Security: TLS/HTTPS for all cloud and client connections, support for token-based authentication and role-based access; V2X message signing standards (IEEE 1609.2), anti-replay mechanisms (Zhang et al., 2023, Bai et al., 2022).
Limitations: Increased CPU/memory overhead for multi-process designs (VPEngine), stochastic execution timing due to decentralized heads, reliance on pseudo-labels from large models which may propagate errors (LAECIPS), and bandwidth unpredictability, especially in edge–cloud communication (Hu et al., 2024, Łucki et al., 15 Aug 2025).
Service Level Objectives (SLOs): Explicit targets for latency (<350 ms), precision (>95%), recall (>80%), and localization error (<0.2 m) in operational deployments (Bai et al., 2022).

7. Future Directions and Generalization

Emergent MPS research is oriented toward:

Decoupled, modular frameworks supporting arbitrary model replacement or upgrade without re-training of other pipeline elements (Hu et al., 2024).
Progressive, machine-centric codecs for bandwidth- and confidence-aware perception transmission (Kim et al., 23 Dec 2025).
Scalable multimodal and multi-task foundations (audio, RGB-D, event, etc.), hybrid cloud–edge strategies, and dynamic workload partitioning.
Automated scheduling and resource allocation, including adaptive per-task inference rates and hybrid synchronous/asynchronous head dispatch (Łucki et al., 15 Aug 2025).
Enhanced continual learning, using federated and online strategies drawing from global observation pools (Zhang et al., 2023).
Advanced edge optimization: lightweight, pruned models, local intelligence for data routing, and dynamic adaptation in intermittent or resource-constrained environments.

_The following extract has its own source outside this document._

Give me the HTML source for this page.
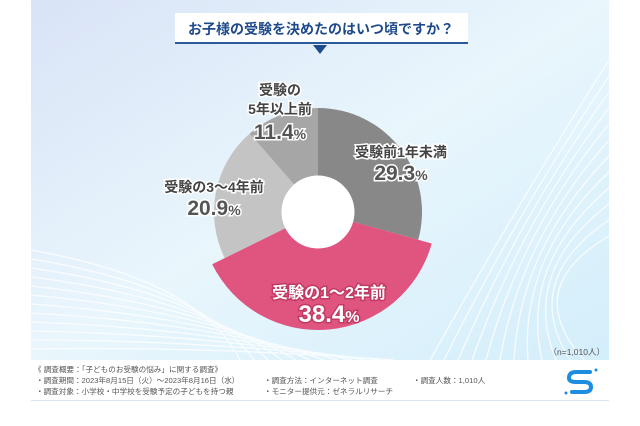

The general MPS template—characterized by edge–cloud separation, continuous learning, microservice architecture, and well-defined performance, adaptability, and security guarantees—provides a scalable and robust paradigm for next-generation real-time perception in robotics, IoT, transportation, and smart manufacturing (Hu et al., 2024, Zhang et al., 2023, Bai et al., 2022, Łucki et al., 15 Aug 2025, Kim et al., 23 Dec 2025).